I’m standing still. Well, sitting now I guess. Perched really.

I’m perching now, still and silent. Perched on a moss covered log marbled with dancing lichen. The ground is soft, the air is fine. Its cold but the trees cling to their rich green leaves. Branches tease and touch each other in the leafy ceiling above. The stream a few feet away is giggling. I filled my borrowed tin cup in it just moments ago, dipped it into the water flowing by and took a sip. At first I wanted to chug the water, but it seemed much too rich. It seems to me that it would be like chugging a chocolate shake, something you want to take in slowly, tasting every slurp and sip. It’s a water too luscious to gulp up.  I’m sipping still, on that same cup of water. Drinking from a mug, perched on a log somewhere in the Patagonian backcountry.

We’ve hiked for four days now with two more to go. We’ve hiked forty-three miles with twenty-eight more to go. My feet are throbbing, yesterday’s blisters are likely bleeding again. My back is creaking, sore and weak it begs me not to pick up this god forsaken pack. I’ve eaten only snickers and avena for four days. The nights are a sharp, cruel cold and the mice have made swiss cheese of our tents base.

I know these things are irritating, irksome pains that would normally turn me into a vindictive ogre-girl, but none of it seems to bother me now. I know that all of me aches, but I can’t really feel the pain of it.
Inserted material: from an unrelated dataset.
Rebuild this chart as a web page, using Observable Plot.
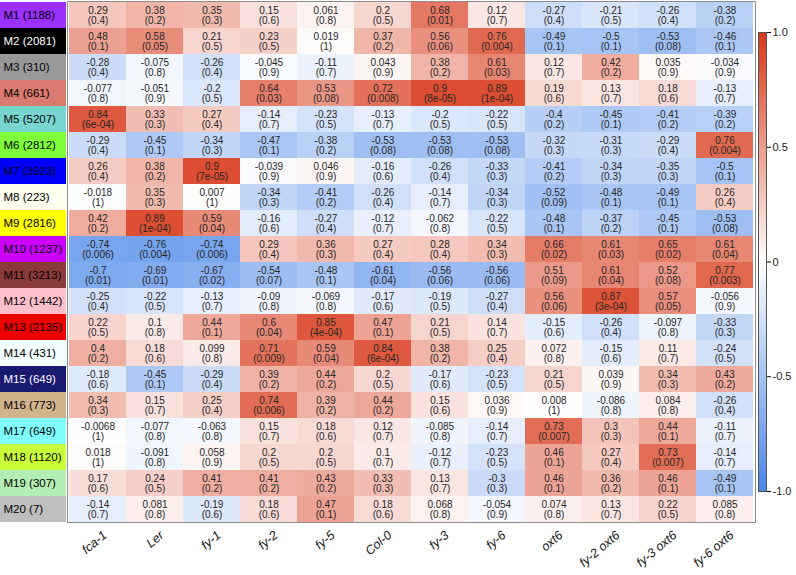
<!DOCTYPE html>
<html>
<head>
<meta charset="utf-8">
<script src="https://cdn.jsdelivr.net/npm/d3@7"></script>
<script src="https://cdn.jsdelivr.net/npm/@observablehq/plot@0.6"></script>
<style>
  body { margin: 0; background: #fff; }
  #wrap { position: relative; width: 796px; height: 575px; overflow: hidden; }
  #wrap > svg, #wrap > figure { position: absolute; top: 0; margin: 0; }
  #main g[aria-label="x-axis tick label"] text { font-style: italic; }
</style>
</head>
<body>
<div id="wrap"></div>
<script>
const modules = ["M1","M2","M3","M4","M5","M6","M7","M8","M9","M10","M11","M12","M13","M14","M15","M16","M17","M18","M19","M20"];
const moduleSizes = [1188,2081,310,661,5207,2812,3923,223,2816,1237,3213,1442,2135,431,649,773,649,1120,307,7];
const moduleColors = ["#9B30FF","#000000","#999999","#DB7A6E","#78D6CE","#7FFF3A","#0000FF","#FFFFF0","#FFFF00","#CC00FF","#8B3A3A","#FFC0CB","#EE0000","#F4FFFF","#191970","#D2B48C","#80FFFF","#C8FF3A","#B4EEB4","#BEBEBE"];
const moduleTextColors = ["#000","#fff","#000","#000","#000","#000","#000","#000","#000","#000","#000","#000","#000","#000","#fff","#000","#000","#000","#000","#000"];
const genotypes = ["fca-1","Ler","fy-1","fy-2","fy-5","Col-0","fy-3","fy-6","oxt6","fy-2 oxt6","fy-3 oxt6","fy-6 oxt6"];

// correlation per module (rows) x genotype (columns)
const rVals = [
  [0.29,0.38,0.35,0.15,0.061,0.2,0.68,0.12,-0.27,-0.21,-0.26,-0.38],
  [0.48,0.58,0.21,0.23,0.019,0.37,0.56,0.76,-0.49,-0.5,-0.53,-0.46],
  [-0.28,-0.075,-0.26,-0.045,-0.11,0.043,0.38,0.61,0.12,0.42,0.035,-0.034],
  [-0.077,-0.051,-0.2,0.64,0.53,0.72,0.9,0.89,0.19,0.13,0.18,-0.13],
  [0.84,0.33,0.27,-0.14,-0.23,-0.13,-0.2,-0.22,-0.4,-0.45,-0.41,-0.39],
  [-0.29,-0.45,-0.34,-0.47,-0.38,-0.53,-0.53,-0.53,-0.32,-0.31,-0.29,0.76],
  [0.26,0.38,0.9,-0.039,0.046,-0.16,-0.26,-0.33,-0.41,-0.34,-0.35,-0.5],
  [-0.018,0.35,0.007,-0.34,-0.41,-0.26,-0.14,-0.34,-0.52,-0.48,-0.49,0.26],
  [0.42,0.89,0.59,-0.16,-0.27,-0.12,-0.062,-0.22,-0.48,-0.37,-0.45,-0.53],
  [-0.74,-0.76,-0.74,0.29,0.36,0.27,0.28,0.34,0.66,0.61,0.65,0.61],
  [-0.7,-0.69,-0.67,-0.54,-0.48,-0.61,-0.56,-0.56,0.51,0.61,0.52,0.77],
  [-0.25,-0.22,-0.13,-0.09,-0.069,-0.17,-0.19,-0.27,0.56,0.87,0.57,-0.056],
  [0.22,0.1,0.44,0.6,0.85,0.47,0.21,0.14,-0.15,-0.26,-0.097,-0.33],
  [0.4,0.18,0.099,0.71,0.59,0.84,0.38,0.25,0.072,-0.15,0.11,-0.24],
  [-0.18,-0.45,-0.29,0.39,0.44,0.2,-0.17,-0.23,0.21,0.039,0.34,0.43],
  [0.34,0.15,0.25,0.74,0.39,0.44,0.15,0.036,0.008,-0.086,0.084,-0.26],
  [-0.0068,-0.077,-0.063,0.15,0.18,0.12,-0.085,-0.14,0.73,0.3,0.44,-0.11],
  [0.018,-0.091,0.058,0.2,0.2,0.1,-0.12,-0.23,0.46,0.27,0.73,-0.14],
  [0.17,0.24,0.41,0.41,0.43,0.33,0.13,-0.3,0.46,0.36,0.46,-0.49],
  [-0.14,0.081,-0.19,0.18,0.47,0.18,0.068,-0.054,0.074,0.13,0.22,0.085]
];
// p-values as printed
const pVals = [
  ["0.4","0.2","0.3","0.6","0.8","0.5","0.01","0.7","0.4","0.5","0.4","0.2"],
  ["0.1","0.05","0.5","0.5","1","0.2","0.06","0.004","0.1","0.1","0.08","0.1"],
  ["0.4","0.8","0.4","0.9","0.7","0.9","0.2","0.03","0.7","0.2","0.9","0.9"],
  ["0.8","0.9","0.5","0.03","0.08","0.008","8e-05","1e-04","0.6","0.7","0.6","0.7"],
  ["6e-04","0.3","0.4","0.7","0.5","0.7","0.5","0.5","0.2","0.1","0.2","0.2"],
  ["0.4","0.1","0.3","0.1","0.2","0.08","0.08","0.08","0.3","0.3","0.4","0.004"],
  ["0.4","0.2","7e-05","0.9","0.9","0.6","0.4","0.3","0.2","0.3","0.3","0.1"],
  ["1","0.3","1","0.3","0.2","0.4","0.7","0.3","0.09","0.1","0.1","0.4"],
  ["0.2","1e-04","0.04","0.6","0.4","0.7","0.8","0.5","0.1","0.2","0.1","0.08"],
  ["0.006","0.004","0.006","0.4","0.3","0.4","0.4","0.3","0.02","0.03","0.02","0.04"],
  ["0.01","0.01","0.02","0.07","0.1","0.04","0.06","0.06","0.09","0.04","0.08","0.003"],
  ["0.4","0.5","0.7","0.8","0.8","0.6","0.5","0.4","0.06","3e-04","0.05","0.9"],
  ["0.5","0.8","0.1","0.04","4e-04","0.1","0.5","0.7","0.6","0.4","0.8","0.3"],
  ["0.2","0.6","0.8","0.009","0.04","6e-04","0.2","0.4","0.8","0.6","0.7","0.5"],
  ["0.6","0.1","0.4","0.2","0.2","0.5","0.6","0.5","0.5","0.9","0.3","0.2"],
  ["0.3","0.7","0.4","0.006","0.2","0.2","0.6","0.9","1","0.8","0.8","0.4"],
  ["1","0.8","0.8","0.7","0.6","0.7","0.8","0.7","0.007","0.3","0.1","0.7"],
  ["1","0.8","0.9","0.5","0.5","0.7","0.7","0.5","0.1","0.4","0.007","0.7"],
  ["0.6","0.5","0.2","0.2","0.2","0.3","0.7","0.3","0.1","0.2","0.1","0.1"],
  ["0.7","0.8","0.6","0.6","0.1","0.6","0.8","0.9","0.8","0.7","0.5","0.8"]
];
const legendTicks = [-1, -0.5, 0, 0.5, 1];

const cells = [];
modules.forEach((m, i) => genotypes.forEach((g, j) =>
  cells.push({module: m, genotype: g, r: rVals[i][j], p: pVals[i][j]})));
const labels = modules.map((m, i) => ({module: m, label: `${m} (${moduleSizes[i]})`, color: moduleColors[i], tcolor: moduleTextColors[i]}));

const colorScale = {type: "linear", domain: [-1, 0, 1], range: ["#4A86E8", "#FFFFFF", "#D8391A"], interpolate: "rgb"};
const font = "'Liberation Sans', Arial, Helvetica, sans-serif";
const H = 575, MB = 53, MT = 1;

const main = Plot.plot({
  width: 796, height: H,
  marginLeft: 67, marginRight: 41, marginTop: MT, marginBottom: MB,
  style: {fontFamily: font, background: "transparent"},
  x: {domain: genotypes, padding: 0, label: null},
  y: {domain: modules, padding: 0, axis: null, label: null},
  color: colorScale,
  marks: [
    Plot.cell(cells, {x: "genotype", y: "module", fill: "r"}),
    Plot.text(cells, {x: "genotype", y: "module", text: d => `${d.r}\n(${d.p})`, fontSize: 10, lineHeight: 1.08, fill: "#262626"}),
    Plot.frame({stroke: "#8c8c8c", strokeWidth: 1}),
    Plot.axisX({tickSize: 0, tickPadding: 11, tickRotate: -40, dx: 7, fontSize: 12.5, fontStyle: "italic", fill: "#111", label: null})
  ]
});
main.id = "main";
main.style.left = "0px";

const side = Plot.plot({
  width: 68, height: H,
  marginLeft: 0, marginRight: 2, marginTop: MT, marginBottom: MB,
  style: {fontFamily: font, background: "transparent"},
  y: {domain: modules, padding: 0, axis: null, label: null},
  marks: [
    Plot.cell(labels, {y: "module", fill: "color"}),
    Plot.text(labels, {y: "module", text: "label", frameAnchor: "left", textAnchor: "start", dx: 3, fontSize: 11.5, fill: "tcolor"})
  ]
});
side.style.left = "0px";

const bar = Plot.plot({
  width: 56, height: H,
  marginLeft: 18, marginRight: 30, marginTop: 32, marginBottom: 84,
  style: {fontFamily: font, background: "transparent"},
  x: {domain: [0, 1], axis: null},
  y: {domain: [-1, 1], axis: null},
  color: colorScale,
  marks: [
    Plot.raster({x1: 0, x2: 1, y1: -1, y2: 1, width: 2, height: 300, fill: (x, y) => y, imageRendering: "auto"}),
    Plot.frame({stroke: "#555"}),
    Plot.axisY({anchor: "right", ticks: legendTicks, tickSize: 4, tickPadding: 2, fontSize: 11, fill: "#222", label: null,
      tickFormat: d => d === 0 ? "0" : d3.format(".1f")(d).replace("−", "-")})
  ]
});
bar.style.left = "740px";

const wrap = document.getElementById("wrap");
wrap.append(main, side, bar);
</script>
</body>
</html>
I know that I am exhausted, but I can’t tell if I’m tired. Here now, perched on this log, I can’t seem to feel anything but the present wideness of the world. I can’t feel anything more than this present air, as it touches me differently than the air back home. Softer maybe, cleaner surely. All I can feel now are these colors, this jade moss and emerald grass. I can feel this brown-purple ground and these blue-red rocks. I can feel this scene, a crisp and welcoming orange, glowing with the sun’s warmth and sparkling with the earth’s chill.
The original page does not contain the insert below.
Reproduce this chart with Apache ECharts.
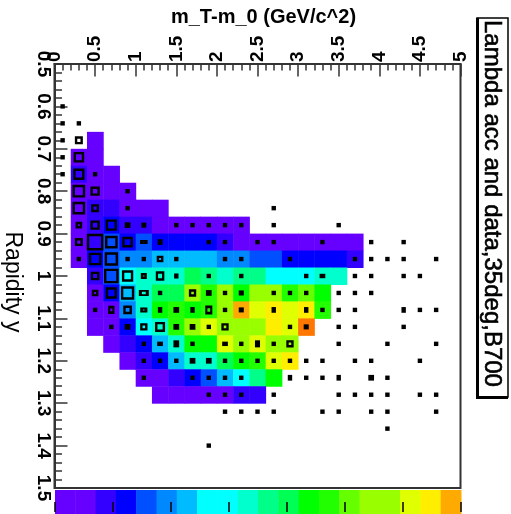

I’ve never felt the present so wholly. Its me here feeling this hard, cold thing, heavy with it’s own scent and color and size. The trees tower over me like nothing before. Not like buildings looming above with faceless facades. Not like walls or cliffs or mountains. But almost like people, towering people. When their leaves clap it feels for a second like their laughing at my joke. Like feeling so small at a dinner party with brilliant and witty people then finally becoming a part of them when one lets out a chuckle at your shy remark. The trees like that, sitting in a forest of those I admire. They’re all something more than me, something more beautiful, kind, honest, patient. And they let me sit here and they let me feel like I can stay here, like I somehow match some part of them. Some bit of their being is the same as mine.
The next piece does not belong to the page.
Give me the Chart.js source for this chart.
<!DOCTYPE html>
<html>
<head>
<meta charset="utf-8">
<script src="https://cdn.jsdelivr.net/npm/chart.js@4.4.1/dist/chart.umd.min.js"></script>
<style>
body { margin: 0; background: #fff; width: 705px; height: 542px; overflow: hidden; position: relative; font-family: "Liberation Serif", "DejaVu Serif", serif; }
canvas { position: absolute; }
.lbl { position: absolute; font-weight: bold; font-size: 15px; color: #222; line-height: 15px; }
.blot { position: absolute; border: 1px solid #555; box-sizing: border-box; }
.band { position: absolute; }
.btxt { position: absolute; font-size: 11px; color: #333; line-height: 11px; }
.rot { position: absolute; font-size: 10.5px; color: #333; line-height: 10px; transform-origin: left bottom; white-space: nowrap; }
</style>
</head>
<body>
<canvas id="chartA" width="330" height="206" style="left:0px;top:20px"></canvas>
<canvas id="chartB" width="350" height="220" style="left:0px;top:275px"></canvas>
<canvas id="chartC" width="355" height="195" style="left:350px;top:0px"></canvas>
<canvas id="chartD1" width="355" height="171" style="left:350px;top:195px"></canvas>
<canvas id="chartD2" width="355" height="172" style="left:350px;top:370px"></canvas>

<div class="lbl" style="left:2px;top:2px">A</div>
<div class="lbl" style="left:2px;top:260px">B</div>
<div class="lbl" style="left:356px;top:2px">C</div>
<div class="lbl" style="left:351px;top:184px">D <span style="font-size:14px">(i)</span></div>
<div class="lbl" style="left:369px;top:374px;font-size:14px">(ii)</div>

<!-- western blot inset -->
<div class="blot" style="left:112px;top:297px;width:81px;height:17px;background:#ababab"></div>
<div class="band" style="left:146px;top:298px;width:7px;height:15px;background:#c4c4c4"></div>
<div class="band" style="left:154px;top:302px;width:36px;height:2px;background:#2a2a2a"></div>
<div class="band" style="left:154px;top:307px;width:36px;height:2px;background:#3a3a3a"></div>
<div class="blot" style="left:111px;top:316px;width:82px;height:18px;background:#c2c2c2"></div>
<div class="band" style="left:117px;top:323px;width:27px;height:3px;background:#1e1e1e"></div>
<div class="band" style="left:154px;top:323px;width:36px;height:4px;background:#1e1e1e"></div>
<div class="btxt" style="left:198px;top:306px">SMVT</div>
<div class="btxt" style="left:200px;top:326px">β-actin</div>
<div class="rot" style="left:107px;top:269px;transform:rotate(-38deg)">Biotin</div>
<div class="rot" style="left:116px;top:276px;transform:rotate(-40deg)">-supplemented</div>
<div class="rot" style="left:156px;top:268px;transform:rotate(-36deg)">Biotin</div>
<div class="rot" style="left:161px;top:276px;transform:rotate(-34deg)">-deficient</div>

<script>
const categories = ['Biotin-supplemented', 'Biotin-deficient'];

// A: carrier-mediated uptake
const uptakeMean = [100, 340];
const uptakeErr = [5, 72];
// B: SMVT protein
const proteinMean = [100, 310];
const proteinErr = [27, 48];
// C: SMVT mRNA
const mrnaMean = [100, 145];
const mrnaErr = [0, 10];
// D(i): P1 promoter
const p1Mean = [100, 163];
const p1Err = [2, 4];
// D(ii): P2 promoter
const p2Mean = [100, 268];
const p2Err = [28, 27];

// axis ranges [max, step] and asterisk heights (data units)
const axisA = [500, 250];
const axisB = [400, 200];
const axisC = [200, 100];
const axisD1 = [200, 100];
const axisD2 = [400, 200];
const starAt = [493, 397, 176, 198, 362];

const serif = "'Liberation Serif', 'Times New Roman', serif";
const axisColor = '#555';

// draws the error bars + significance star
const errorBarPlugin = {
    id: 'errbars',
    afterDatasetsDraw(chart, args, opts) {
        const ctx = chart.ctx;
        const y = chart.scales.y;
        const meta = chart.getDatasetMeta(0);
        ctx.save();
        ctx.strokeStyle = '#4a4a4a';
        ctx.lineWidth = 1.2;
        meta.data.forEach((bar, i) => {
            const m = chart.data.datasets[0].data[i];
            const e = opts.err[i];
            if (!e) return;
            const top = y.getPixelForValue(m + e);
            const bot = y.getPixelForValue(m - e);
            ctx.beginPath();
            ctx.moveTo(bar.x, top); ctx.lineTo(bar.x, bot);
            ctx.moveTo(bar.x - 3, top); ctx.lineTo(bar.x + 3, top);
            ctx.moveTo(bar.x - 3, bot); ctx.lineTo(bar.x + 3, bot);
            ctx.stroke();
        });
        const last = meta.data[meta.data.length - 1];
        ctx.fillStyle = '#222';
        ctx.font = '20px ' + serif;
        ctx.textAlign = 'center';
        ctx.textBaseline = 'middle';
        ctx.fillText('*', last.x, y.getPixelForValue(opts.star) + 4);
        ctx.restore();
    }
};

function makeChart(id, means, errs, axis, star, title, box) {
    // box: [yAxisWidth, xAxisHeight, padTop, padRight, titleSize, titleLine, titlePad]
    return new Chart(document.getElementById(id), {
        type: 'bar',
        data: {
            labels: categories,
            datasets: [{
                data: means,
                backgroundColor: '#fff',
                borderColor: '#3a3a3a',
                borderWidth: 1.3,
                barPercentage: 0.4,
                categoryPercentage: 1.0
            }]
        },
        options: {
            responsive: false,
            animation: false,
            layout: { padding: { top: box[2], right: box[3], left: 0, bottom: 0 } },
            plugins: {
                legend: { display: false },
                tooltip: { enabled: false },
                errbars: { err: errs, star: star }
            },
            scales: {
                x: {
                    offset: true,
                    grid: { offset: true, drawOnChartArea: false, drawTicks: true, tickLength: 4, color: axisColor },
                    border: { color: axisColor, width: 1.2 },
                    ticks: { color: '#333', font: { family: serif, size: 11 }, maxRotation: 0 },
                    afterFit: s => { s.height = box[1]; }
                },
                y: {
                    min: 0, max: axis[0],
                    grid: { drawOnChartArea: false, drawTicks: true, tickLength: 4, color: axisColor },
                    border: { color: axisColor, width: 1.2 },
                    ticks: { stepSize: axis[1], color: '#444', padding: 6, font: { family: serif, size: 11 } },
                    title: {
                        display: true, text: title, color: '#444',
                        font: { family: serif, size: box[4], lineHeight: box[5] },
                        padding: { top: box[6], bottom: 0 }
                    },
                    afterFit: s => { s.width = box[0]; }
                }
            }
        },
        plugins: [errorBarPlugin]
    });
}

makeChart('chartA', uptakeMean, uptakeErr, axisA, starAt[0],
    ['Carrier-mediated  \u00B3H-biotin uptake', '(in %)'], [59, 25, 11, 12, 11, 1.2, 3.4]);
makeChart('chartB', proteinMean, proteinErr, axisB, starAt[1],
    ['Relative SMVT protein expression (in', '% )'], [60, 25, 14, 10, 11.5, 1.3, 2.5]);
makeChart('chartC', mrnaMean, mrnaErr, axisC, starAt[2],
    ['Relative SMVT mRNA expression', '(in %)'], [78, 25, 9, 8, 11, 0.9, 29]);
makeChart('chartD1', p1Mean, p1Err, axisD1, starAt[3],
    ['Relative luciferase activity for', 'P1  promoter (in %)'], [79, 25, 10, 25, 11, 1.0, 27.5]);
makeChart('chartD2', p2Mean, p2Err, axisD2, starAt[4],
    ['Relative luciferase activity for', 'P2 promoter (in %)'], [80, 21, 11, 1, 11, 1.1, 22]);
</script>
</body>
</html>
Have I gone mad? Feeling color and befriending trees?

Perhaps, was I mad before. Feeling marketing schemes and befriending twitter profiles. Perhaps I can’t quite compare anywhere else to here, right here right now: perching, sipping. Perhaps they’re too different of worlds to put one in the context of the other. Perhaps here you feel color and hear moss.

Still, I perch: me with an empty cup and bloody feet. It feels silly to say all this trying to tell you what I see, how I feel. There’s no sense in it, you’ll just picture trees. Pretty trees surely, but you won’t picture these trees: thick colorful trucks making sharp turns until the branches pull the tree apart above me, spreading like an albatross’ wings to make a stain glass ceiling. You’ll see something nice, but you won’t see this mosaic. It’s embarrassing actually to even try to describe this place, or any bit of earth’s nature. Its arrogant to think that mankind has come up with a vocabulary that can gather a pinch of what a smooth stone looks like. It’s silly to think I can tell you any part of what I see now.

The trouble is that I have to tell you. I can’t possibly look on and not try to bring you with me. Like the excitement and panic that you feel on your sprint to tell a best friend about your first kiss. Like the need to tell a lover you love them. Its some deep and persistent itch to tell you what I see here and try to make you know how unique and whole and real it feels.

That’s it really. That’s all I can say about what I see here in some Patagonian forest in April; its unique and whole and real. It’s too beautiful to ever belong to anything but too welcoming to not feel like its mine alone. Now perching, I feel it all around me. Blades of grass as ballerinas and buzzing bugs choreographed to accompany. I feel it all around me; the familiar strangeness of it, recognizing trees I’ve never seen before like old imaginary friends. All around me this vast living thing.  I feel it all around me now: the wild. I feel it in me now: the wild.